Потом все пошло прахом: появилось внутреннее Нечто, затем ушло, вернулось и больше не покидало меня. Оно так завладело мной, что я была поглощена только им. Какое-то время вначале я думала, что смогу жить со своим Нечто так, как другие живут с одним глазом или с одной ногой, с болезнью желудка или почек. Некоторые медикаменты действительно загоняли его в дальний угол, где оно не шевелилось. Тогда я могла слушать, говорить, ходить, могла гулять с детьми, рассказывать истории, чтобы их развеселить. Потом действие медикаментов постепенно ослабло. Я стала принимать двойную дозу, тройную. И однажды я поняла, что стала настоящей пленницей внутреннего Нечто. Я консультировалась у огромного количества врачей. Кровь теперь текла безостановочно.
Изредка у меня ухудшалось зрение. Я жила будто в тумане, все становилось мутным и опасным. Голова втягивалась в плечи, кулаки сжимались, готовые к обороне. Сердцебиение доходило до 130–140 ударов в минуту, и это длилось в течение всего дня, было ощущение, что сердце вот-вот пронзит грудную клетку и выскочит, колотясь на виду у всех. Его трепещущий ритм истощал меня. Мне казалось, что все вокруг слышат, как оно бьется, и от этого мне было стыдно.
У меня появились две мании – два действия, которые я повторяла по тысяче раз в день. Одно, уже описанное мною, состояло в том, чтобы проверять, в каком состоянии находится ток моей крови, а второе – в том, чтобы измерять пульс. Как и в случае с кровью, я действовала тайком, так, чтобы никто не заметил. Мне не хотелось, чтобы кто-то, видя, как я ощупываю запястье своей руки, говорил: «Что случилось, вы плохо себя чувствуете?». Кровь и пульс были двумя самыми чувствительными, ощутимыми приметами моей болезни. Эти были два симптома, позволявшие мне изредка, когда больше невозможно было выдержать, говорить: «Я сердечница. У меня рак матки». И я опять начинала ходить по врачам. А смерть давала о себе знать еще сильнее своими плохо пахнущими жидкостями, продуктами разложения, червями, ломкими костями.
Сейчас, когда мне взбрело в голову рассказать о своей болезни, сейчас, когда я предоставила себе мучительную привилегию описать страшные картины и болезненные ощущения от воспоминаний, мне кажется, будто я режиссер с камерой в руке, который, крепко держась за огромную рукоятку подъемного крана, может опуститься вниз, чтобы крупным планом подробно снять детали одного лица, и сразу затем подняться над съемочной площадкой, чтобы запечатлеть всю сцену целиком. Таким образом, описывая свой первый визит к доктору, я вижу Париж с его ночными осенними (осень ли тогда была?) огнями и квартал Алезия, а в нем – глухой переулок и домик, а в домике – кабинет, освещенный мягким светом, где беседуют мужчина и женщина, и женщина эта свернулась на кушетке клубочком, как плод в утробе.
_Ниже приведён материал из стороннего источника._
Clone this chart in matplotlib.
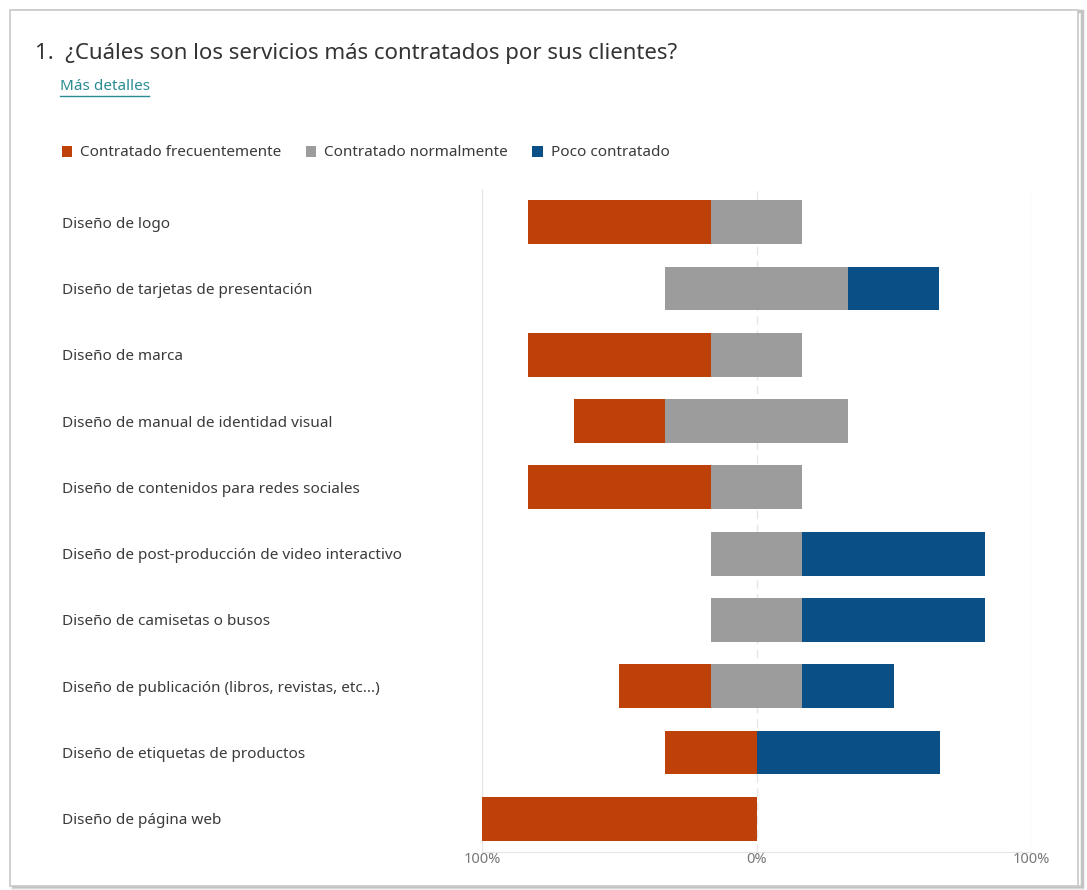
import numpy as np
import matplotlib.pyplot as plt
from matplotlib.patches import Rectangle, Patch

plt.rcParams['font.family'] = ['Noto Sans', 'DejaVu Sans']

# Survey answers, percent of respondents per service.
servicios = [
    'Diseño de logo',
    'Diseño de tarjetas de presentación',
    'Diseño de marca',
    'Diseño de manual de identidad visual',
    'Diseño de contenidos para redes sociales',
    'Diseño de post-producción de video interactivo',
    'Diseño de camisetas o busos',
    'Diseño de publicación (libros, revistas, etc...)',
    'Diseño de etiquetas de productos',
    'Diseño de página web',
]
frecuente = [66.7, 0, 66.7, 33.3, 66.7, 0, 0, 33.3, 33.3, 100]
normal = [33.3, 66.7, 33.3, 66.7, 33.3, 33.3, 33.3, 33.3, 0, 0]
poco = [0, 33.3, 0, 0, 0, 66.7, 66.7, 33.3, 66.7, 0]

series = ['Contratado frecuentemente', 'Contratado normalmente', 'Poco contratado']
colores = ['#bf410a', '#9c9c9c', '#0b4f87']
tick_vals = [-100, 0, 100]
tick_txt = ['100%', '0%', '100%']

W, H = 1087, 890
fig = plt.figure(figsize=(W / 100, H / 100), dpi=100)

# card outline with a soft shadow on the right
for i, a in enumerate([0.05, 0.08, 0.12]):
    fig.patches.append(Rectangle(((12 + i) / W, (H - 888 + i) / H), (1070 - i) / W, (877 - i) / H,
                                 transform=fig.transFigure, facecolor='none',
                                 edgecolor=(0, 0, 0, a), lw=2.5, zorder=0))
fig.patches.append(Rectangle((10 / W, (H - 886) / H), 1068 / W, 876 / H,
                             transform=fig.transFigure, facecolor='white',
                             edgecolor='#c8c8c8', lw=1.2, zorder=0.5))

ax = fig.add_axes([482 / W, (H - 852) / H, (1031 - 482) / W, (852 - 189) / H])
ax.set_zorder(2)
ax.patch.set_alpha(0)

y = np.arange(len(servicios))
frecuente = np.array(frecuente)
normal = np.array(normal)
poco = np.array(poco)

# neutral block centred on 0, the others stacked outward
left_norm = -normal / 2
left_frec = left_norm - frecuente
left_poco = normal / 2
h = 0.66
ax.barh(y, frecuente, left=left_frec, height=h, color=colores[0], zorder=3)
ax.barh(y, normal, left=left_norm, height=h, color=colores[1], zorder=3)
ax.barh(y, poco, left=left_poco, height=h, color=colores[2], zorder=3)

ax.set_xlim(-100, 100)
ax.set_ylim(len(servicios) - 0.5, -0.5)

ax.axvline(-100, color='#e6e6e6', lw=1, zorder=1)
ax.axvline(100, color='#e6e6e6', lw=1, zorder=1)
ax.axvline(0, color='#e6e6e6', lw=1, ls=(0, (6, 4)), zorder=1)

for s in ['top', 'right', 'left']:
    ax.spines[s].set_visible(False)
ax.spines['bottom'].set_color('#e6e6e6')

ax.set_xticks(tick_vals)
ax.set_xticklabels(tick_txt, color='#777777', fontsize=10.5)
ax.tick_params(axis='x', length=0, pad=0)

ax.set_yticks(y)
ax.set_yticklabels(servicios, ha='left', color='#3a3a3a', fontsize=11)
ax.tick_params(axis='y', length=0, pad=(482 - 62) * 0.72)

fig.text(35 / W, 1 - 53 / H, '1.  ¿Cuáles son los servicios más contratados por sus clientes?',
         fontsize=16, color='#333333', va='center', ha='left')
fig.text(60 / W, 1 - 87 / H, 'Más detalles', fontsize=11, color='#2a8c91',
         va='center', ha='left')
fig.add_artist(plt.Line2D([60 / W, 149 / W], [1 - 96 / H, 1 - 96 / H],
                          color='#2a8c91', lw=1))

handles = [Patch(facecolor=c) for c in colores]
fig.legend(handles, series, loc='center left', bbox_to_anchor=(48 / W, 1 - 153 / H),
           ncol=3, frameon=False, fontsize=11, handlelength=0.7, handleheight=0.7,
           handletextpad=0.5, columnspacing=1.6, labelcolor='#3a3a3a')

fig.savefig('out.png', dpi=100, facecolor='white')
Так вот, в то время я еще не знала, что лишь начинала рождаться и что переживала первые минуты своей собственной долгой беременности, растянувшейся на семь лет. Я была лишь эмбрионом, вынашивавшим меня саму.
Я рассказала доктору о крови и о том внутреннем Нечто, от которого у меня начиналось сердцебиение, но знала, что не буду говорить ему о галлюцинации. Я рассказала о последних прошедших днях, о клинике. Я говорила обо всем.
Доктор слушал меня с большим вниманием, однако ничто в моем рассказе не вызывало у него никакой реакции. Когда я закончила, поведав ему о ванной комнате и о кризисах тревоги, он спросил меня:
– Что вы чувствуете в такие минуты, кроме физического страдания?
– Я боюсь.
– Боитесь чего?
– Я боюсь всего… я боюсь смерти.
Собственно говоря, я не знала, чего я боялась. Я боялась смерти, но боялась и жизни, которая содержит смерть. Я боялась внешнего, но боялась и внутреннего, являющегося оборотной стороной внешнего. Я боялась других, но боялась и себя, которая была другой. Я боялась, боялась, боялась. БОЯЛАСЬ, БОЯЛАСЬ. Вот и все.